OBJECTIVE: Leave out the pictures, and return only the lines running from the one that contains "Clone this chart in matplotlib." to the one that contains "import matplotlib.pyplot as plt", both included, exactly as they appear.

DATA RECORDS:
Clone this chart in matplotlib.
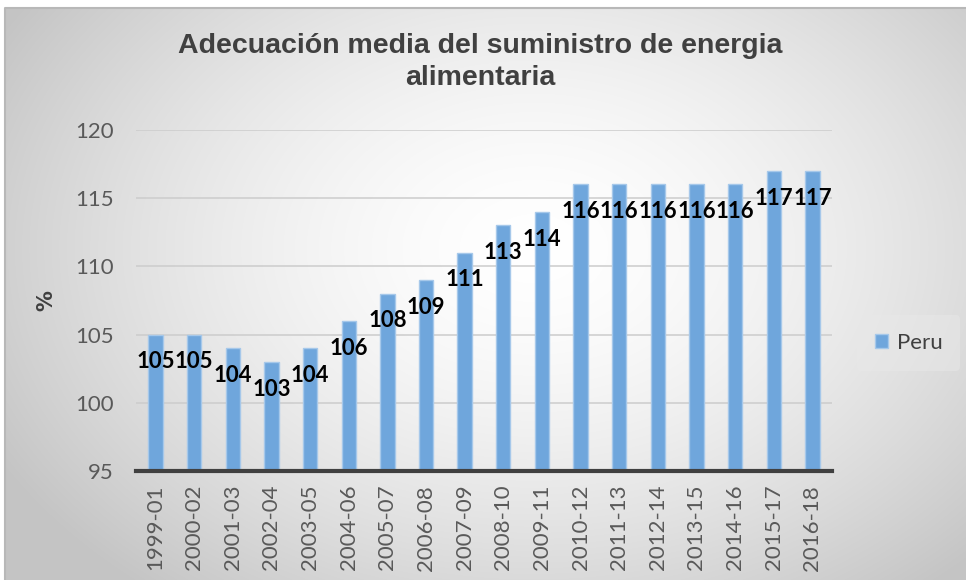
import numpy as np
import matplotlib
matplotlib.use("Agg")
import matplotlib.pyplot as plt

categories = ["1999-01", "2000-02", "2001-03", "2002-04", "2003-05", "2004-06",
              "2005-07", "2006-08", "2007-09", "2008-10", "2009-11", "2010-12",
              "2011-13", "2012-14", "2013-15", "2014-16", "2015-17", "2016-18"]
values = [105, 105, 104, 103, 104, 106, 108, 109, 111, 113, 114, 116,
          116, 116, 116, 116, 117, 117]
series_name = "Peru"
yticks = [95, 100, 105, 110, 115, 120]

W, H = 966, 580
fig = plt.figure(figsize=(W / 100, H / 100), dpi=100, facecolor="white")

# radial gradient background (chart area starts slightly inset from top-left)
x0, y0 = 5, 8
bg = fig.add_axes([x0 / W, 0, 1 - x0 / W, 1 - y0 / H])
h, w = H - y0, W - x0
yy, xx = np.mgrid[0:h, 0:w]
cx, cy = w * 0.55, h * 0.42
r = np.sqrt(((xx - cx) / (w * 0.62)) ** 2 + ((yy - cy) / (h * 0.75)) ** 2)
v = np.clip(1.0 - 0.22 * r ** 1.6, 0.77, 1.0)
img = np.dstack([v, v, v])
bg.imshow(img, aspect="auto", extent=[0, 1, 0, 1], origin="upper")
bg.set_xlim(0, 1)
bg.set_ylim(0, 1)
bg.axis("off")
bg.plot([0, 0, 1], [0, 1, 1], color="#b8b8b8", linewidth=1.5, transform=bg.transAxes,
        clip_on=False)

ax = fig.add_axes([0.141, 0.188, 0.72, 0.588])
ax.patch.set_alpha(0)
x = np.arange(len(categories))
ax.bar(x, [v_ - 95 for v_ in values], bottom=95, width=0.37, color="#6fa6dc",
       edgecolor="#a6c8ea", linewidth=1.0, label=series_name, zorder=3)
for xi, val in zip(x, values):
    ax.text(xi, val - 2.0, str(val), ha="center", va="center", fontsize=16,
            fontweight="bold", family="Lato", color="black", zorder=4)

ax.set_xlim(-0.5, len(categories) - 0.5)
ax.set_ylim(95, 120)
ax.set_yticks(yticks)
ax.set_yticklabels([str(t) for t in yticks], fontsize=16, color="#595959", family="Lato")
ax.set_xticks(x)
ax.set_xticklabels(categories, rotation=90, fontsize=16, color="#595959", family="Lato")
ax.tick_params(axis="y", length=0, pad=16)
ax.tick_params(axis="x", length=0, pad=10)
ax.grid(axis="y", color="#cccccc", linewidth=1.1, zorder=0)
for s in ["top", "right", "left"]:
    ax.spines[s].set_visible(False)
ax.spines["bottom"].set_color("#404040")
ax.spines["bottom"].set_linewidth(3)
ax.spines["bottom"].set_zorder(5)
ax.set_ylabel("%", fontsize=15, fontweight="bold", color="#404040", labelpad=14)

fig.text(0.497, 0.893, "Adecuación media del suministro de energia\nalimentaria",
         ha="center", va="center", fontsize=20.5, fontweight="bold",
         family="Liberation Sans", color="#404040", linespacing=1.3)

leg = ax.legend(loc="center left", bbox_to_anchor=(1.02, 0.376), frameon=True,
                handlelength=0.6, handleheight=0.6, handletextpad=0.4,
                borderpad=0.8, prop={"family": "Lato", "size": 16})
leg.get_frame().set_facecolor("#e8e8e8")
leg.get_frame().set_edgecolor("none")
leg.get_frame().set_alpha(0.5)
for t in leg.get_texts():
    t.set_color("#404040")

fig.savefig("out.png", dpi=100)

--

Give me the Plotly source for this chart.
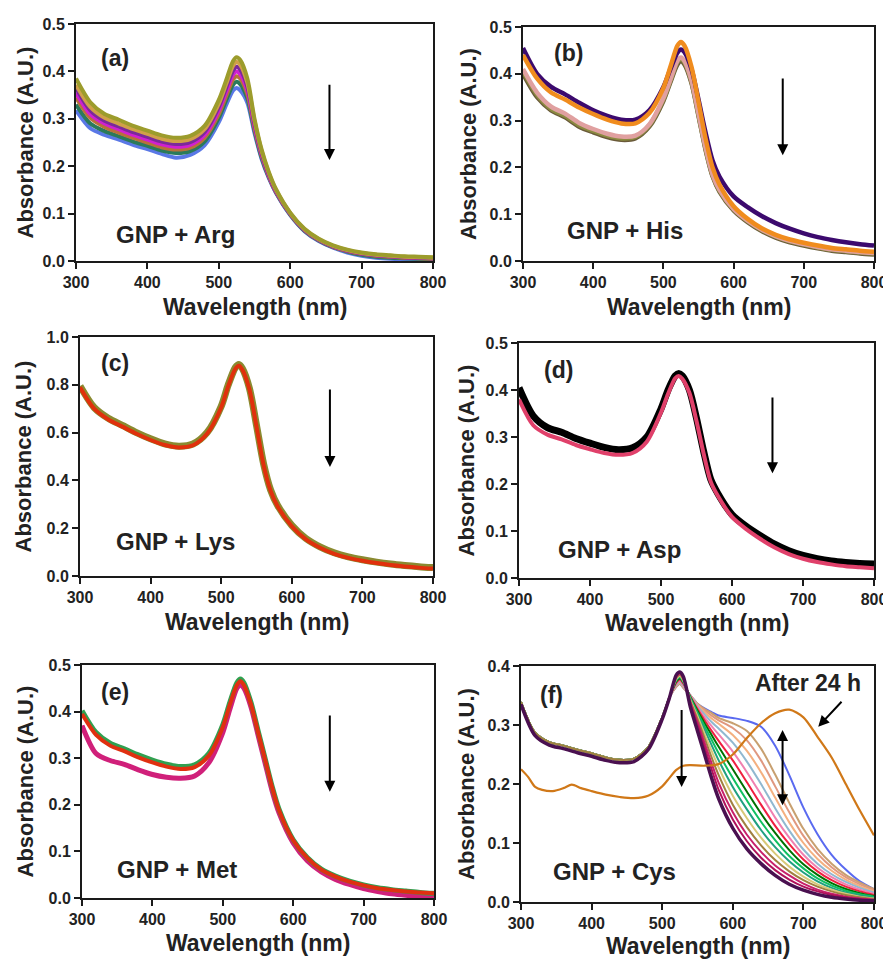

FINISHED EXERCISE:
Clone this chart in matplotlib.
import numpy as np
import matplotlib
matplotlib.use("Agg")
import matplotlib.pyplot as plt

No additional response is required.